Dans un autre ordre d’idées, il y a une autre façon de se faire entendre, c’est de paraître « branché » (« connecté » dirait-on aujourd’hui) en parsemant son discours de termes anglais. Et s’il y a bien une rubrique des magazines qui est droguée au franglais, c’est celle de la mode, la rubrique « Société » ; dans l’hebdomadaire Marianne, elle s’appelle « Quelle époque ! ».
Dans le numéro du 14 mars 2014 (trois ans déjà !), j’avais noté un article sur les « placards » des tee-shirts, qui résonnait avec mon premier billet dans ce blogue (s’y reporter, à l’été 2014).
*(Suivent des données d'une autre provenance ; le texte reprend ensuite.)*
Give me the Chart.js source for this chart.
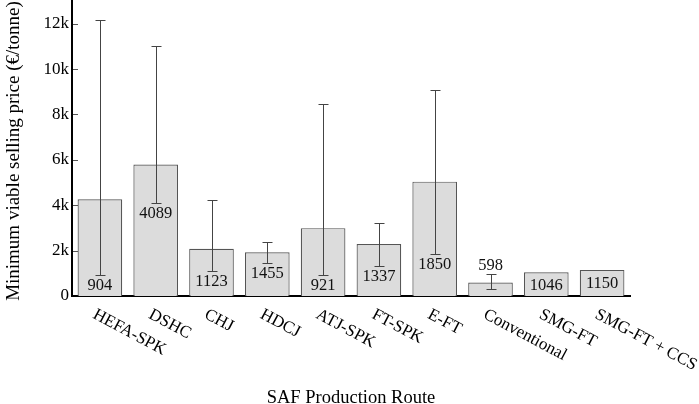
<!DOCTYPE html>
<html><head><meta charset="utf-8">
<script src="https://cdn.jsdelivr.net/npm/chart.js@4"></script>
<style>html,body{margin:0;padding:0;background:#fff}#wrap{width:699px;height:404px}</style>
</head><body><div id="wrap"><canvas id="c" width="699" height="404"></canvas></div>
<script>
const categories = ['HEFA-SPK','DSHC','CHJ','HDCJ','ATJ-SPK','FT-SPK','E-FT','Conventional','SMG-FT','SMG-FT + CCS'];
const priceValues = [4260,5790,2080,1930,2990,2290,5040,598,1046,1150];
const errorLow = [904,4089,1123,1455,921,1337,1850,320,null,null];
const errorHigh = [12160,11000,4250,2360,8440,3230,9070,960,null,null];
const barLabels = ['904','4089','1123','1455','921','1337','1850','598','1046','1150'];
const labelPlacement = ['below','below','below','below','below','below','below','above','inside','inside'];
const yTickValues = [0,2000,4000,6000,8000,10000,12000];
const yTickLabels = ['0','2k','4k','6k','8k','10k','12k'];
const yMax = 13000;
const yTitle = 'Minimum viable selling price (€/tonne)';
const xTitle = 'SAF Production Route';

const SERIF = '"Liberation Serif","Times New Roman",serif';

const overlay = {
  id: 'overlay',
  afterDatasetsDraw(chart) {
    const ctx = chart.ctx, xs = chart.scales.x, ys = chart.scales.y;
    const base = ys.getPixelForValue(0);
    ctx.save();
    // error bars
    ctx.strokeStyle = '#444'; ctx.lineWidth = 1;
    categories.forEach((c, i) => {
      if (errorLow[i] == null) return;
      const x = Math.round(xs.getPixelForValue(i)) + 0.5;
      const yl = Math.round(ys.getPixelForValue(errorLow[i])) + 0.5;
      const yh = Math.round(ys.getPixelForValue(errorHigh[i])) + 0.5;
      ctx.beginPath();
      ctx.moveTo(x, yl); ctx.lineTo(x, yh);
      ctx.moveTo(x - 5, yl); ctx.lineTo(x + 5, yl);
      ctx.moveTo(x - 5, yh); ctx.lineTo(x + 5, yh);
      ctx.stroke();
    });
    // value labels
    ctx.fillStyle = '#111'; ctx.font = '16.5px ' + SERIF; ctx.textAlign = 'center'; ctx.textBaseline = 'alphabetic';
    categories.forEach((c, i) => {
      const x = xs.getPixelForValue(i);
      let y;
      if (labelPlacement[i] === 'below') y = ys.getPixelForValue(errorLow[i]) + 15;
      else if (labelPlacement[i] === 'above') y = ys.getPixelForValue(errorHigh[i]) - 4;
      else y = (ys.getPixelForValue(priceValues[i]) + base) / 2 + 5.5;
      ctx.fillText(barLabels[i], x, y);
    });
    ctx.restore();
  },
  afterDraw(chart) {
    const ctx = chart.ctx, xs = chart.scales.x, ys = chart.scales.y, a = chart.chartArea;
    ctx.save();
    // inward y ticks
    ctx.strokeStyle = '#555'; ctx.lineWidth = 1;
    yTickValues.forEach(v => {
      if (v === 0) return;
      const y = Math.round(ys.getPixelForValue(v)) + 0.5;
      ctx.beginPath(); ctx.moveTo(a.left + 1, y); ctx.lineTo(a.left + 6, y); ctx.stroke();
    });
    // rotated category labels
    ctx.fillStyle = '#000'; ctx.font = '17px ' + SERIF; ctx.textAlign = 'left'; ctx.textBaseline = 'alphabetic';
    categories.forEach((c, i) => {
      const x = xs.getPixelForValue(i);
      ctx.save();
      ctx.translate(x - 8, a.bottom + 21.5);
      ctx.rotate(28 * Math.PI / 180);
      ctx.fillText(c, 0, 0);
      ctx.restore();
    });
    // axis titles
    ctx.font = '18.5px ' + SERIF; ctx.textAlign = 'center';
    ctx.fillText(xTitle, (a.left + a.right) / 2, 403);
    ctx.save();
    ctx.translate(19, 151);
    ctx.rotate(-Math.PI / 2);
    ctx.font = '19px ' + SERIF;
    ctx.fillText(yTitle, 0, 0);
    ctx.restore();
    ctx.restore();
  }
};

new Chart(document.getElementById('c'), {
  type: 'bar',
  data: {
    labels: categories,
    datasets: [{
      data: priceValues,
      backgroundColor: '#dcdcdc',
      borderColor: '#555',
      borderWidth: 1.2,
      borderSkipped: 'bottom',
      barPercentage: 0.8,
      categoryPercentage: 1.0
    }]
  },
  options: {
    responsive: false,
    animation: false,
    devicePixelRatio: 1,
    layout: { padding: { top: 1, right: 69, left: 0, bottom: 0 } },
    plugins: { legend: { display: false }, tooltip: { enabled: false } },
    scales: {
      x: {
        type: 'category',
        z: 1,
        ticks: { display: false },
        grid: { display: false, drawTicks: false },
        border: { display: true, color: '#000', width: 2 },
        afterFit(s) { s.height = 108; }
      },
      y: {
        min: 0, max: yMax,
        z: 1,
        afterBuildTicks(s) { s.ticks = yTickValues.map(v => ({ value: v })); },
        ticks: {
          callback: (v) => yTickLabels[yTickValues.indexOf(v)],
          font: { family: SERIF, size: 17 },
          color: '#000',
          padding: 3
        },
        grid: { display: false, drawTicks: false },
        border: { display: true, color: '#000', width: 2 },
        afterFit(s) { s.width = 72; s.paddingTop = 0; s.paddingBottom = 0; }
      }
    }
  },
  plugins: [overlay]
});
</script>
</body></html>
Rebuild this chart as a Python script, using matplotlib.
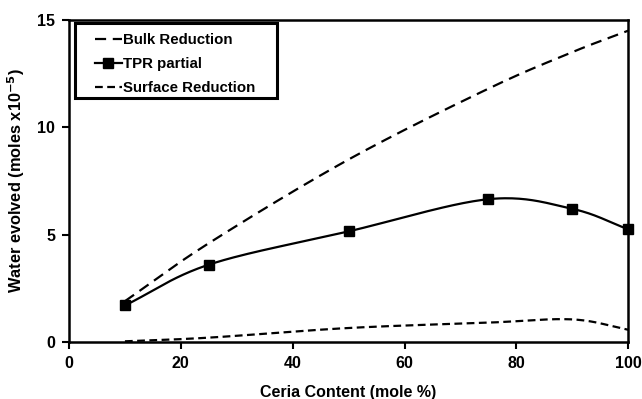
import numpy as np
import matplotlib
matplotlib.use("Agg")
import matplotlib.pyplot as plt
from matplotlib.patches import Rectangle

plt.rcParams['font.family'] = ['Liberation Sans', 'DejaVu Sans']
plt.rcParams['font.weight'] = 'bold'

# Data
ceria = [10, 25, 50, 75, 90, 100]
bulk = [1.9, 4.6, 8.5, 11.8, 13.5, 14.5]
tpr = [1.7, 3.6, 5.15, 6.65, 6.2, 5.25]
surface = [0.03, 0.2, 0.65, 0.9, 1.05, 0.57]


def smooth(xs, ys, n=40):
    # Catmull-Rom curve through the points (like Excel "smoothed line")
    xs = np.asarray(xs, float)
    ys = np.asarray(ys, float)
    px = np.concatenate([[2*xs[0]-xs[1]], xs, [2*xs[-1]-xs[-2]]])
    py = np.concatenate([[2*ys[0]-ys[1]], ys, [2*ys[-1]-ys[-2]]])
    outx, outy = [], []
    t = np.linspace(0, 1, n)
    for i in range(1, len(px)-2):
        for p, out in ((px, outx), (py, outy)):
            p0, p1, p2, p3 = p[i-1], p[i], p[i+1], p[i+2]
            seg = 0.5*((2*p1) + (-p0+p2)*t + (2*p0-5*p1+4*p2-p3)*t**2
                       + (-p0+3*p1-3*p2+p3)*t**3)
            out.extend(seg)
    return np.array(outx), np.array(outy)


LW = 1.6
W, H = 642, 399
fig = plt.figure(figsize=(6.42, 3.99), dpi=100)
ax = fig.add_axes([0.1075, 0.143, 0.871, 0.807])

bx, by = smooth(ceria, bulk)
ax.plot(bx, by, color='black', lw=LW, dashes=(5, 3))
tx, ty = smooth(ceria, tpr)
ax.plot(tx, ty, color='black', lw=LW)
ax.plot(ceria, tpr, 'ks', ms=7, ls='none', clip_on=False, zorder=5)
sx, sy = smooth(ceria, surface)
ax.plot(sx, sy, color='black', lw=LW, dashes=(3.5, 2))

# legend: frame drawn separately (wider side padding than matplotlib gives)
h1, = ax.plot([], [], color='black', lw=LW, dashes=(5, 3))
h2, = ax.plot([], [], color='black', lw=LW, marker='s', ms=7)
h3, = ax.plot([], [], color='black', lw=LW, dashes=(3.5, 2))
leg = ax.legend([h1, h2, h3], ['Bulk Reduction', 'TPR partial', 'Surface Reduction'],
                loc='upper left', bbox_to_anchor=(95/W, 1-33/H), bbox_transform=fig.transFigure,
                fontsize=10.8, handlelength=1.8, handletextpad=0.1, numpoints=1,
                frameon=False, borderpad=0, labelspacing=0.68, borderaxespad=0)
fig.patches.append(Rectangle((75/W, 1-98/H), 202/W, 75/H, transform=fig.transFigure,
                             fill=False, edgecolor='black', lw=2.2, zorder=10))

ax.set_xlim(0, 100)
ax.set_ylim(0, 15)
ax.set_xticks([0, 20, 40, 60, 80, 100])
ax.set_yticks([0, 5, 10, 15])
ax.tick_params(direction='out', length=5, width=1.5, labelsize=11.5, pad=5)
for s in ax.spines.values():
    s.set_linewidth(1.8)

ax.set_xlabel('Ceria Content (mole %)', fontsize=11.5, fontweight='bold', labelpad=10)
ax.set_ylabel('Water evolved (moles x10$^{\\mathbf{-5}}$)', fontsize=11.8, fontweight='bold', labelpad=7)

fig.savefig('out.png', dpi=100)
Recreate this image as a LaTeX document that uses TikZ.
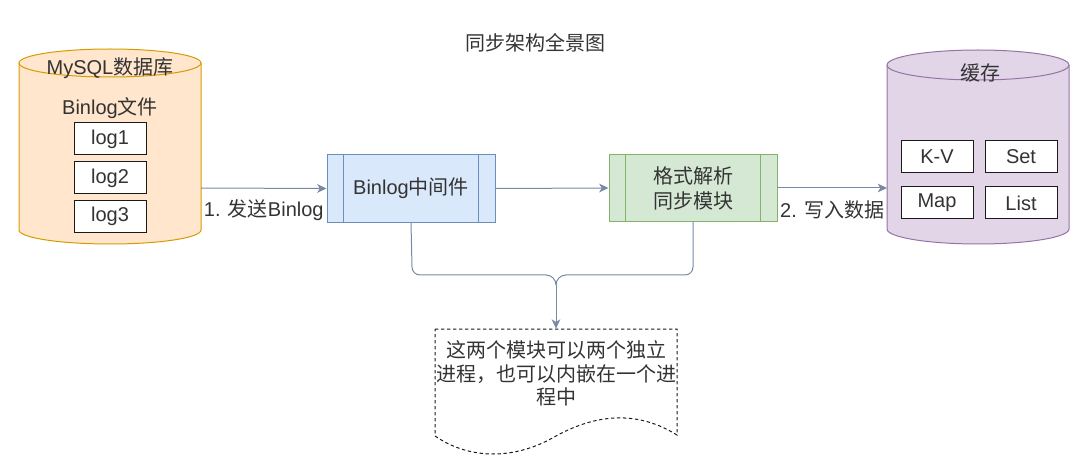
\documentclass[tikz,border=0pt]{standalone}
\usepackage{fontspec}
\setmainfont{Liberation Sans}
\newfontfamily\cjk{Noto Sans CJK SC}
\usetikzlibrary{arrows.meta}
\definecolor{txt}{HTML}{333333}
\definecolor{conncol}{HTML}{788AA3}
\definecolor{orfill}{HTML}{FFE6CC}
\definecolor{orline}{HTML}{D79B00}
\definecolor{blfill}{HTML}{DAE8FC}
\definecolor{blline}{HTML}{6C8EBF}
\definecolor{grfill}{HTML}{D5E8D4}
\definecolor{grline}{HTML}{82B366}
\definecolor{pufill}{HTML}{E1D5E7}
\definecolor{puline}{HTML}{9673A6}
\definecolor{boxline}{HTML}{1A1A1A}
\begin{document}
\begin{tikzpicture}[x=0.75pt,y=0.75pt,line width=0.75pt,
  every node/.style={font=\fontsize{15pt}{17.6pt}\selectfont, text=txt, inner sep=0pt},
  itembox/.style={draw=boxline, fill=white, minimum width=54pt, minimum height=24pt},
  procbox/.style={draw, minimum width=126pt, minimum height=50.5pt, align=center},
  conn/.style={draw=conncol, -{Stealth[length=7pt,width=6.5pt,inset=2pt]}},
  brace/.style={draw=conncol}]
\useasboundingbox (0,0) rectangle (1086,-474);

% title
\node (title) at (535,-43) {\cjk 同步架构全景图};

% MySQL cylinder
\fill[orfill] (19,-63) -- (19,-230) arc[start angle=180,end angle=360,x radius=91,y radius=14] -- (201,-63) arc[start angle=0,end angle=180,x radius=91,y radius=14] -- cycle;
\draw[orline] (19,-63) -- (19,-230) arc[start angle=180,end angle=360,x radius=91,y radius=14] -- (201,-63) arc[start angle=0,end angle=180,x radius=91,y radius=14];
\draw[orline] (19,-63) arc[start angle=180,end angle=360,x radius=91,y radius=14];
\node (mysqltitle) at (110,-68) {MySQL{\cjk 数据库}};
\node (binlogfile) at (110,-108) {Binlog{\cjk 文件}};
\node[itembox] (log1) at (110,-139) {log1};
\node[itembox] (log2) at (110,-178) {log2};
\node[itembox] (log3) at (110,-216.5) {log3};
\coordinate (mysqlE) at (201,-188);

% cache cylinder
\fill[pufill] (887,-65) -- (887,-229) arc[start angle=180,end angle=360,x radius=91,y radius=15] -- (1069,-65) arc[start angle=0,end angle=180,x radius=91,y radius=15] -- cycle;
\draw[puline] (887,-65) -- (887,-229) arc[start angle=180,end angle=360,x radius=91,y radius=15] -- (1069,-65) arc[start angle=0,end angle=180,x radius=91,y radius=15];
\draw[puline] (887,-65) arc[start angle=180,end angle=360,x radius=91,y radius=15];
\node (cachetitle) at (980,-73) {\cjk 缓存};
\node[itembox] (kv) at (937,-157) {K-V};
\node[itembox] (set) at (1021,-157) {Set};
\node[itembox] (map) at (937,-203) {Map};
\node[itembox] (list) at (1021,-203) {List};
\coordinate (cacheW) at (887,-188);

% process boxes
\node[procbox, draw=blline, fill=blfill] (mid) at (411,-188.5) {Binlog{\cjk 中间件}};
\draw[blline] ([xshift=12.75pt]mid.north west) -- ([xshift=12.75pt]mid.south west);
\draw[blline] ([xshift=-12.75pt]mid.north east) -- ([xshift=-12.75pt]mid.south east);

\node[procbox, draw=grline, fill=grfill, font=\fontsize{15pt}{18.75pt}\selectfont] (fmt) at (693,-188) {{\cjk 格式解析}\\{\cjk 同步模块}};
\draw[grline] ([xshift=12.75pt]fmt.north west) -- ([xshift=12.75pt]fmt.south west);
\draw[grline] ([xshift=-12.75pt]fmt.north east) -- ([xshift=-12.75pt]fmt.south east);

% connectors
\draw[conn] (mysqlE) -- node[midway,yshift=-16.5pt] (lab1) {1. {\cjk 发送}Binlog} (mid.west);
\draw[conn] (mid.east) -- (fmt.west);
\draw[conn] (fmt.east) -- node[midway,yshift=-16.5pt] (lab2) {2. {\cjk 写入数据}} (cacheW);

% note
\node[minimum width=181.5pt, minimum height=80pt] (note) at (556,-382.5) {};
\draw[dash pattern=on 2.5pt off 2pt, draw=boxline] (435,-329) -- (677,-329) -- (677,-435)
  .. controls (640,-412) and (600,-412) .. (556,-436)
  .. controls (515,-460) and (470,-460) .. (435,-436) -- cycle;
\node[align=center] (notetext) at (556,-373.5) {{\cjk 这两个模块可以两个独立}\\{\cjk 进程，也可以内嵌在一个进}\\{\cjk 程中}};

% brace
\coordinate (bj) at (556,-285);
\draw[brace] (mid.south) -- (412,-267) to[out=-90,in=180] (420,-275) -- (546,-275) to[out=0,in=90] (bj);
\draw[brace] (fmt.south) -- (693,-267) to[out=-90,in=0] (685,-275) -- (566,-275) to[out=180,in=90] (bj);
\draw[conn] (bj) -- (note.north);
\end{tikzpicture}
\end{document}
Entre les inscriptions « littéraires » comme « Jean-Paul et Simone » ou « Alfred et George » (non George, ce n’est pas du franglais, et rien à voir avec les Beatles), voire « I love philo », et les slogans d’autodérision comme « Vieille chose », « Pipelette », « Gueule de bois », voire « Geek et fier de l’être » (le journaliste parle de messages « gaguesques » dans son article…), il y a malheureusement d’authentiques et béates proclamations franglaises comme « #SINGLE », « Keep calm and call me maybe », « Kiss boys and let them cry », voire les honteux et stupides « I just want to fuck you », « New York City Bitch », « Bad girls have more fun », « School sucks » et « Hate me ».
Le journaliste commente ainsi cette manie des slogans ventraux en anglais : « (…) est-elle fière de cette revendication ? (celle qui porte ce vêtement). On en doute. Elle est plutôt la énième victime de la croyance : si c’est en anglais, on comprend pas. Comment expliquer sinon, le nombre de devises dévalorisantes que les enseignes de fast fashion continuent à proposer ? », et plus bas: « On notera que l’équivalent franchouillard passerait moins bien ».